- **Entries supplied**

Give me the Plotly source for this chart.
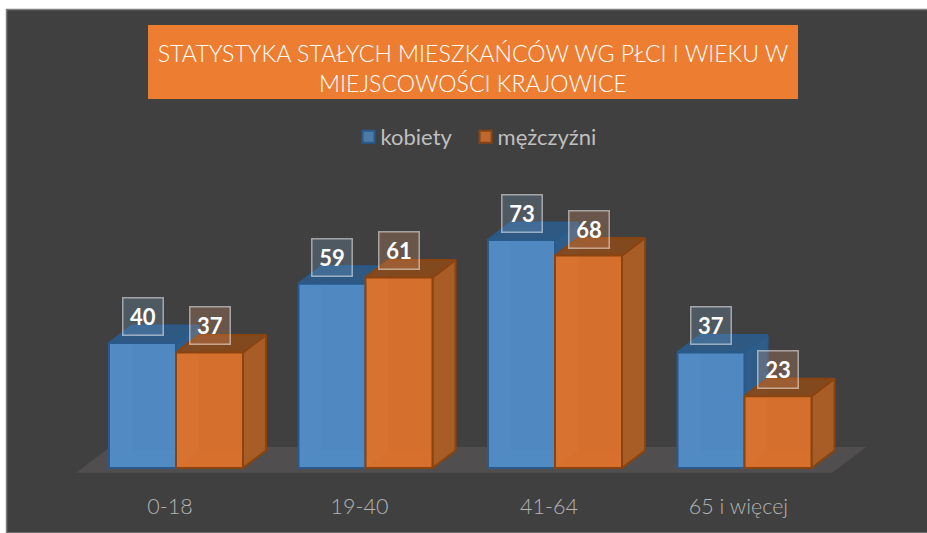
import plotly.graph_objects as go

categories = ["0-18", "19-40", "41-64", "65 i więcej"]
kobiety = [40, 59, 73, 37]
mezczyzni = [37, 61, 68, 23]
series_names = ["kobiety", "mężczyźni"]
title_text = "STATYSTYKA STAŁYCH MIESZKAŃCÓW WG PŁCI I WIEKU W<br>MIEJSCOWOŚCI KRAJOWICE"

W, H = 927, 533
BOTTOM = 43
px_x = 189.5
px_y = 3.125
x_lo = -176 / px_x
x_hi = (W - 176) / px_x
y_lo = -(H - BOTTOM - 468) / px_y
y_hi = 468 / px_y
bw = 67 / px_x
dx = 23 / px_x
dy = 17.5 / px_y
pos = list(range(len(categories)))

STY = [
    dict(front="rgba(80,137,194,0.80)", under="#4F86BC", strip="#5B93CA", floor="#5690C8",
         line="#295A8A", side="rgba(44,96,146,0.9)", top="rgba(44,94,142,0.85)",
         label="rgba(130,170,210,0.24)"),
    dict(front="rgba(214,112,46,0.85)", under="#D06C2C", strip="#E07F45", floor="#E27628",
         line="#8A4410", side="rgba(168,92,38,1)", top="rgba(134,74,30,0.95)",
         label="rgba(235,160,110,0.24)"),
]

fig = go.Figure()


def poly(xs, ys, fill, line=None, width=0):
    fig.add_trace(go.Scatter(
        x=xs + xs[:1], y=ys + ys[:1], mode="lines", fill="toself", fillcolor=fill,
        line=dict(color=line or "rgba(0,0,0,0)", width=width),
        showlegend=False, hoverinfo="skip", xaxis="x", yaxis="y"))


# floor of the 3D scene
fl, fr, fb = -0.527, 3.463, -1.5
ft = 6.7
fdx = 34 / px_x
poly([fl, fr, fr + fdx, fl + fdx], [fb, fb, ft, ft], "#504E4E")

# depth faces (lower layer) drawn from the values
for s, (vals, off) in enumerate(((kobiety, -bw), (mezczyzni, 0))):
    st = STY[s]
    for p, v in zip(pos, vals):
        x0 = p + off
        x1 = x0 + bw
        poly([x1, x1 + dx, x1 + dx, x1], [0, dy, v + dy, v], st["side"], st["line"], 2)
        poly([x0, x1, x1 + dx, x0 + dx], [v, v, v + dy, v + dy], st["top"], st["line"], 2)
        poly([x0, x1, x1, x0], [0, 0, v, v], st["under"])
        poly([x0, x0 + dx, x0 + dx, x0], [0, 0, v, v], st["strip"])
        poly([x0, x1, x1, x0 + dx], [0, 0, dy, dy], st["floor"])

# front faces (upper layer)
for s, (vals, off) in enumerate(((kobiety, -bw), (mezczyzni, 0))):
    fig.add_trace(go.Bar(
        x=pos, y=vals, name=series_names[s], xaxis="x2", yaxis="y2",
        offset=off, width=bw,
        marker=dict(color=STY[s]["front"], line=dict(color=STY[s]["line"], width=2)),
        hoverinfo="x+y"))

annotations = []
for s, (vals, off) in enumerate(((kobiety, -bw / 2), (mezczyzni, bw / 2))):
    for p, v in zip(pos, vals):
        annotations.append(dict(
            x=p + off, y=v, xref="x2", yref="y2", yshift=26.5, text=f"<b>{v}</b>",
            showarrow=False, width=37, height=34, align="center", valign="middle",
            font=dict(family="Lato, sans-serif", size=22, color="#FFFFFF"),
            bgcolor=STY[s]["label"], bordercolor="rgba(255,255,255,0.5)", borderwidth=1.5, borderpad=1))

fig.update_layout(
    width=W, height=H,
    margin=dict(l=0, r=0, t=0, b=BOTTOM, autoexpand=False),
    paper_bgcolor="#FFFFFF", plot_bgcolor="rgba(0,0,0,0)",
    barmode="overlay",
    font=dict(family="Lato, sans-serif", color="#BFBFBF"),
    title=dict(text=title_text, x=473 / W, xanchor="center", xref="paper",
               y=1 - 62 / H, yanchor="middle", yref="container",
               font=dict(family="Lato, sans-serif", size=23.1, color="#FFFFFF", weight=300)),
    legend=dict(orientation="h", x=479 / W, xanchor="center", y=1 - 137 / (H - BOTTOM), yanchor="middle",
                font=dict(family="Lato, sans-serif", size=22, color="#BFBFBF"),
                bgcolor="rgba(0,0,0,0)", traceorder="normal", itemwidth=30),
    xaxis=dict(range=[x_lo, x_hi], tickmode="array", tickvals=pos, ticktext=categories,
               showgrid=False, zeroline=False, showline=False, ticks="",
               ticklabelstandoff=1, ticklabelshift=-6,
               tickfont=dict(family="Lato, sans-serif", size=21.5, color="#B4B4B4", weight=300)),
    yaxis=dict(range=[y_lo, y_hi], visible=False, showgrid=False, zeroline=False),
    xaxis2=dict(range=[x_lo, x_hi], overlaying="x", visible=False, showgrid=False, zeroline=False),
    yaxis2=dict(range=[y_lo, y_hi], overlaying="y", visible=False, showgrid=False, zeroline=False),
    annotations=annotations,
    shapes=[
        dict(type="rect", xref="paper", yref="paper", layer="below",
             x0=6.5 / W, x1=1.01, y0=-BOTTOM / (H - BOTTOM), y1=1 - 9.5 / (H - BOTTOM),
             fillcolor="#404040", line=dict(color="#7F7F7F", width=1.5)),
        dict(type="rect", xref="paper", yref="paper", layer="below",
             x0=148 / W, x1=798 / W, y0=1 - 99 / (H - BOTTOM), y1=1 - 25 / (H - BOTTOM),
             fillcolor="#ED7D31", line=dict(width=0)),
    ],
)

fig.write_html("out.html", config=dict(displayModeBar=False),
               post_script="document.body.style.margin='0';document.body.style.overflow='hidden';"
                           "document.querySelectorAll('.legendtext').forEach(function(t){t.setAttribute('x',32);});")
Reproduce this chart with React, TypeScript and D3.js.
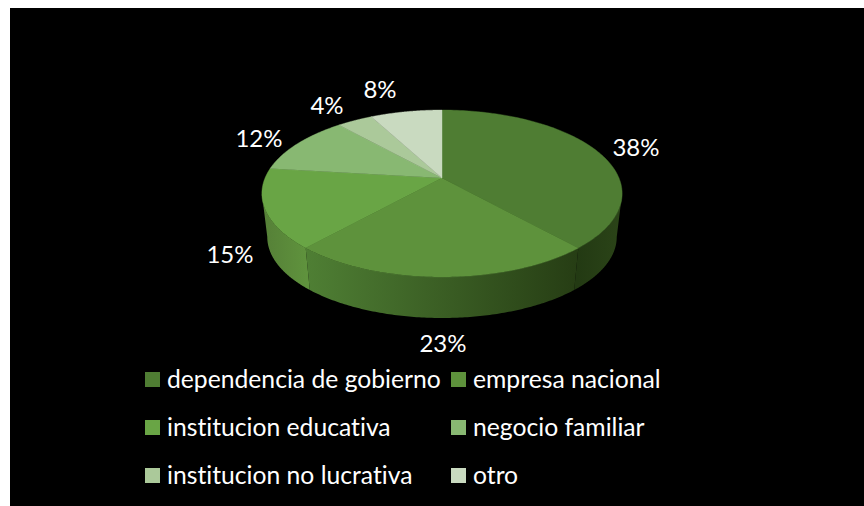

- **Required task**
All of the material above is to be copied exactly, except for its images.

- **Exercise response**
Give me the Plotly source for this chart.
import plotly.graph_objects as go

categories = ["0-18", "19-40", "41-64", "65 i więcej"]
kobiety = [40, 59, 73, 37]
mezczyzni = [37, 61, 68, 23]
series_names = ["kobiety", "mężczyźni"]
title_text = "STATYSTYKA STAŁYCH MIESZKAŃCÓW WG PŁCI I WIEKU W<br>MIEJSCOWOŚCI KRAJOWICE"

W, H = 927, 533
BOTTOM = 43
px_x = 189.5
px_y = 3.125
x_lo = -176 / px_x
x_hi = (W - 176) / px_x
y_lo = -(H - BOTTOM - 468) / px_y
y_hi = 468 / px_y
bw = 67 / px_x
dx = 23 / px_x
dy = 17.5 / px_y
pos = list(range(len(categories)))

STY = [
    dict(front="rgba(80,137,194,0.80)", under="#4F86BC", strip="#5B93CA", floor="#5690C8",
         line="#295A8A", side="rgba(44,96,146,0.9)", top="rgba(44,94,142,0.85)",
         label="rgba(130,170,210,0.24)"),
    dict(front="rgba(214,112,46,0.85)", under="#D06C2C", strip="#E07F45", floor="#E27628",
         line="#8A4410", side="rgba(168,92,38,1)", top="rgba(134,74,30,0.95)",
         label="rgba(235,160,110,0.24)"),
]

fig = go.Figure()


def poly(xs, ys, fill, line=None, width=0):
    fig.add_trace(go.Scatter(
        x=xs + xs[:1], y=ys + ys[:1], mode="lines", fill="toself", fillcolor=fill,
        line=dict(color=line or "rgba(0,0,0,0)", width=width),
        showlegend=False, hoverinfo="skip", xaxis="x", yaxis="y"))


# floor of the 3D scene
fl, fr, fb = -0.527, 3.463, -1.5
ft = 6.7
fdx = 34 / px_x
poly([fl, fr, fr + fdx, fl + fdx], [fb, fb, ft, ft], "#504E4E")

# depth faces (lower layer) drawn from the values
for s, (vals, off) in enumerate(((kobiety, -bw), (mezczyzni, 0))):
    st = STY[s]
    for p, v in zip(pos, vals):
        x0 = p + off
        x1 = x0 + bw
        poly([x1, x1 + dx, x1 + dx, x1], [0, dy, v + dy, v], st["side"], st["line"], 2)
        poly([x0, x1, x1 + dx, x0 + dx], [v, v, v + dy, v + dy], st["top"], st["line"], 2)
        poly([x0, x1, x1, x0], [0, 0, v, v], st["under"])
        poly([x0, x0 + dx, x0 + dx, x0], [0, 0, v, v], st["strip"])
        poly([x0, x1, x1, x0 + dx], [0, 0, dy, dy], st["floor"])

# front faces (upper layer)
for s, (vals, off) in enumerate(((kobiety, -bw), (mezczyzni, 0))):
    fig.add_trace(go.Bar(
        x=pos, y=vals, name=series_names[s], xaxis="x2", yaxis="y2",
        offset=off, width=bw,
        marker=dict(color=STY[s]["front"], line=dict(color=STY[s]["line"], width=2)),
        hoverinfo="x+y"))

annotations = []
for s, (vals, off) in enumerate(((kobiety, -bw / 2), (mezczyzni, bw / 2))):
    for p, v in zip(pos, vals):
        annotations.append(dict(
            x=p + off, y=v, xref="x2", yref="y2", yshift=26.5, text=f"<b>{v}</b>",
            showarrow=False, width=37, height=34, align="center", valign="middle",
            font=dict(family="Lato, sans-serif", size=22, color="#FFFFFF"),
            bgcolor=STY[s]["label"], bordercolor="rgba(255,255,255,0.5)", borderwidth=1.5, borderpad=1))

fig.update_layout(
    width=W, height=H,
    margin=dict(l=0, r=0, t=0, b=BOTTOM, autoexpand=False),
    paper_bgcolor="#FFFFFF", plot_bgcolor="rgba(0,0,0,0)",
    barmode="overlay",
    font=dict(family="Lato, sans-serif", color="#BFBFBF"),
    title=dict(text=title_text, x=473 / W, xanchor="center", xref="paper",
               y=1 - 62 / H, yanchor="middle", yref="container",
               font=dict(family="Lato, sans-serif", size=23.1, color="#FFFFFF", weight=300)),
    legend=dict(orientation="h", x=479 / W, xanchor="center", y=1 - 137 / (H - BOTTOM), yanchor="middle",
                font=dict(family="Lato, sans-serif", size=22, color="#BFBFBF"),
                bgcolor="rgba(0,0,0,0)", traceorder="normal", itemwidth=30),
    xaxis=dict(range=[x_lo, x_hi], tickmode="array", tickvals=pos, ticktext=categories,
               showgrid=False, zeroline=False, showline=False, ticks="",
               ticklabelstandoff=1, ticklabelshift=-6,
               tickfont=dict(family="Lato, sans-serif", size=21.5, color="#B4B4B4", weight=300)),
    yaxis=dict(range=[y_lo, y_hi], visible=False, showgrid=False, zeroline=False),
    xaxis2=dict(range=[x_lo, x_hi], overlaying="x", visible=False, showgrid=False, zeroline=False),
    yaxis2=dict(range=[y_lo, y_hi], overlaying="y", visible=False, showgrid=False, zeroline=False),
    annotations=annotations,
    shapes=[
        dict(type="rect", xref="paper", yref="paper", layer="below",
             x0=6.5 / W, x1=1.01, y0=-BOTTOM / (H - BOTTOM), y1=1 - 9.5 / (H - BOTTOM),
             fillcolor="#404040", line=dict(color="#7F7F7F", width=1.5)),
        dict(type="rect", xref="paper", yref="paper", layer="below",
             x0=148 / W, x1=798 / W, y0=1 - 99 / (H - BOTTOM), y1=1 - 25 / (H - BOTTOM),
             fillcolor="#ED7D31", line=dict(width=0)),
    ],
)

fig.write_html("out.html", config=dict(displayModeBar=False),
               post_script="document.body.style.margin='0';document.body.style.overflow='hidden';"
                           "document.querySelectorAll('.legendtext').forEach(function(t){t.setAttribute('x',32);});")
Reproduce this chart with React, TypeScript and D3.js.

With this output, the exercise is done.